Movies

Kingdom of the Planet of the Apes’ Runtime Could Confirm A Classic Twist

Maybe the next Apes is actually two movies in one.

by Ryan Britt
The Planet of the Apes Charlton Heston, Roddy McDowall and Kim Hunter in court room scene from the 1...
Screen Archives/Moviepix/Getty Images

The relative lengths of epic sci-fi and fantasy movies are all over the place right now. While Dune: Part Two doesn’t quite hit the three-hour mark, it gets close at two hours and 46 minutes. Meanwhile, Kong x Godzilla: The New Empire and Ghostbusters: Frozen Empire are each much more old-school in length — both just shy of two hours. Somewhere in the middle of this non-trend will be Kingdom of the Planet of the Apes, which will clock in at two hours and 25 minutes. This runtime makes it the longest film in the Apes franchise by a small margin; War for the Planet of the Apes (2017) was two hours and 20 minutes.

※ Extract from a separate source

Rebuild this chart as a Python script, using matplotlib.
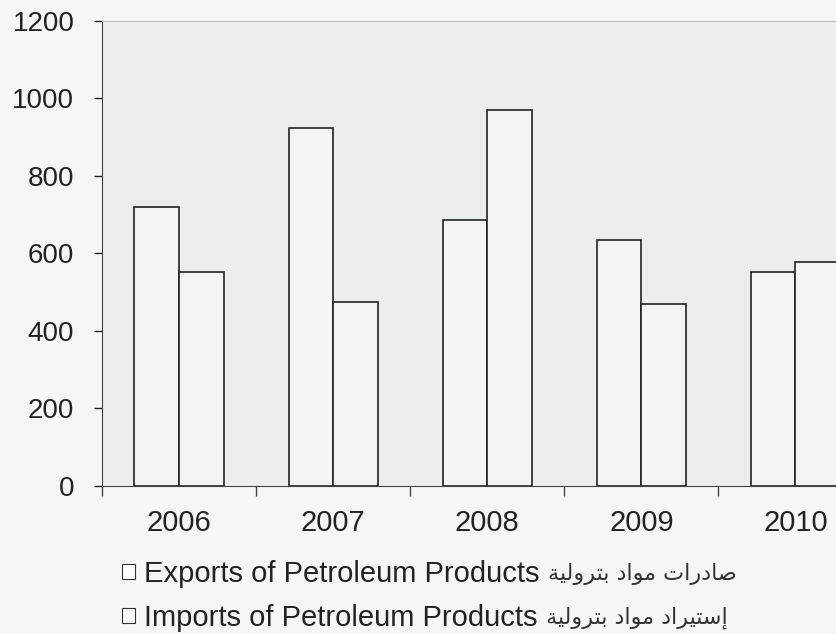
import numpy as np
import matplotlib.pyplot as plt
from matplotlib.patches import Patch

# Дані
years = ['2006', '2007', '2008', '2009', '2010']
exports = [720, 923, 686, 634, 552]
imports = [552, 475, 970, 468, 578]

labels_en = ['Exports of Petroleum Products', 'Imports of Petroleum Products']
# Арабські підписи: форми представлення у візуальному порядку (matplotlib не робить шейпінг)
labels_ar = ['\uFE94\uFEF4\uFEDF\uFEED\uFEAE\uFE98\uFE91 \uFEA9\uFE8D\uFEEE\uFEE3 \uFE95\uFE8D\uFEAD\uFEA9\uFE8E\uFEBB',
             '\uFE94\uFEF4\uFEDF\uFEED\uFEAE\uFE98\uFE91 \uFEA9\uFE8D\uFEEE\uFEE3 \uFEA9\uFE8D\uFEAE\uFEF4\uFE98\uFEB3\uFE87']

plt.rcParams['font.family'] = ['Liberation Sans', 'DejaVu Sans']

fig = plt.figure(figsize=(8.37, 6.34), dpi=100, facecolor='#f6f7f5')
ax = fig.add_axes([0.122, 0.234, 0.878, 0.733])
ax.set_facecolor('#eceeee')

x = np.arange(len(years))
w = 0.29
ax.bar(x - w / 2, exports, w, color='#f3f4f3', edgecolor='#222222', linewidth=1.2)
ax.bar(x + w / 2, imports, w, color='#f3f4f3', edgecolor='#222222', linewidth=1.2)

ax.set_xlim(-0.5, 4.27)
ax.set_ylim(0, 1200)
ax.set_yticks(range(0, 1201, 200))
ax.tick_params(axis='y', labelsize=20, colors='#222222', length=6, width=1, pad=14)

# підписи років по центру груп, риски між групами
ax.set_xticks(x, years)
ax.tick_params(axis='x', which='major', length=0, labelsize=21, pad=17, colors='#222222')
ax.set_xticks(np.arange(-0.5, 4.5, 1), minor=True)
ax.tick_params(axis='x', which='minor', length=7, width=1, color='#444444')

ax.spines['right'].set_visible(False)
ax.spines['top'].set_color('#bbbbbb')
ax.spines['left'].set_color('#444444')
ax.spines['bottom'].set_color('#444444')

handles = [Patch(facecolor='white', edgecolor='#333333', linewidth=0.8) for _ in labels_en]
leg = fig.legend(handles, labels_en, loc='upper left', bbox_to_anchor=(0.146, 0.117),
                 frameon=False, fontsize=21, handlelength=0.45, handleheight=0.45,
                 handletextpad=0.3, labelspacing=0.55, borderpad=0, borderaxespad=0,
                 labelcolor='#222222')

# арабський текст після англійського, дрібнішим шрифтом
fig.canvas.draw()
r = fig.canvas.get_renderer()
for t, ar in zip(leg.get_texts(), labels_ar):
    bb = t.get_window_extent(r)
    fig.text((bb.x1 + 8) / fig.bbox.width, (bb.y0 + bb.y1) / 2 / fig.bbox.height, ar,
             fontsize=16, color='#333333', va='center', ha='left', family='DejaVu Sans')

plt.savefig('out.png', dpi=100, facecolor=fig.get_facecolor())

But, Kingdom of the Planet of the Apes is still roughly 40 minutes longer than the original 1968 film, and nearly a full hour longer than 1971’s Escape from the Planet of the Apes. Since this movie feels like a soft reboot for the entire franchise, one has to wonder if this long-ish runtime is indicative of something bigger. Could the runtime of Kingdom of the Planet of the Apes hint at the movie’s wildest secret?

Apes movies need twists

In the original Planet of the Apes, Taylor has no idea he’s really crash-landed on Earth...until the end.

Silver Screen Collection/Moviepix/Getty Images

Since Rod Serling adapted Pierre Boulle’s novel in 1968, a hallmark of the Apes franchise is the deployment of status-quo-altering twists. In the 1968 movie, we learn this alien world was Earth all along. In the sequel Beneath the Planet of the Apes (1969), the entire Earth is destroyed at the end. Then, the next two movies, Escape (1971) and Conquest (1972), unfurl a time-travel plot, which explains the nature of the titular Planet of the Apes is the result of a bootstraps paradox. Tim Burton’s 2001 remake dropped a WTF twist-ending featuring the Lincoln Memorial replaced by an ape, which, interestingly, wasn’t too different from the one of two twist endings in the original novel.

In a sense, the contemporary trilogy — which began with Rise of the Planet of the Apes in 2011 — hasn’t busted out these Twilight Zone-esque twists as much, which could mean that the next film in the franchise will be a return to this classic formula.

Kingdom of the Planet of the Apes twist, revealed?

Why is everyone obsessed with telescopes in these trailers?

20th Century Fox

While this is pure speculation at this point, it seems possible — even likely — that Kingdom of the Planet of the Apes will feature a big twist, possibly at some point well before the end. The trailers and promotional material make no specific mention that this is indeed the planet Earth. Plus, all we know is that this movie is set in the same continuity as War for the Planet of the Apes (2017), but over 300 years later. The timeline setting is relatively straightforward, but the location has not been confirmed at all. Surely, apes and humans could have settled into a “kingdom” on other planets in between movies, right?

A close reading of the most recent trailer reveals a huge emphasis on characters looking into telescopes with astonishment, and at least one scene where Noa examines model planets and says, “The elders did not tell us everything about this world.”

This brings us back to the runtime. Because Kingdom of the Planet of the Apes has a long-ish runtime, this could indicate that the twist — in which we learn that this is not Earth, but an alien world — will occur sometime around the middle of the movie, or, perhaps before the last third. This high-concept revelation would give Kingdom of the Planet of the Apes some twisty novelty that its most recent predecessors sometimes lacked.

If Kingdom of the Planet of the Apes drops a twist about the basic location of the story, then it will, essentially, be inverting the twist from the very first film, while also honoring the setting of the book, in which the Planet of the Apes was really not on Earth at all. Either way, if this new Apes movie is planning on doing some monkey business with which “planet” we’re talking about, the story will need plenty of time to let all of that play out.

Kingdom of the Planet of the Apes hits theaters on May 10, 2024.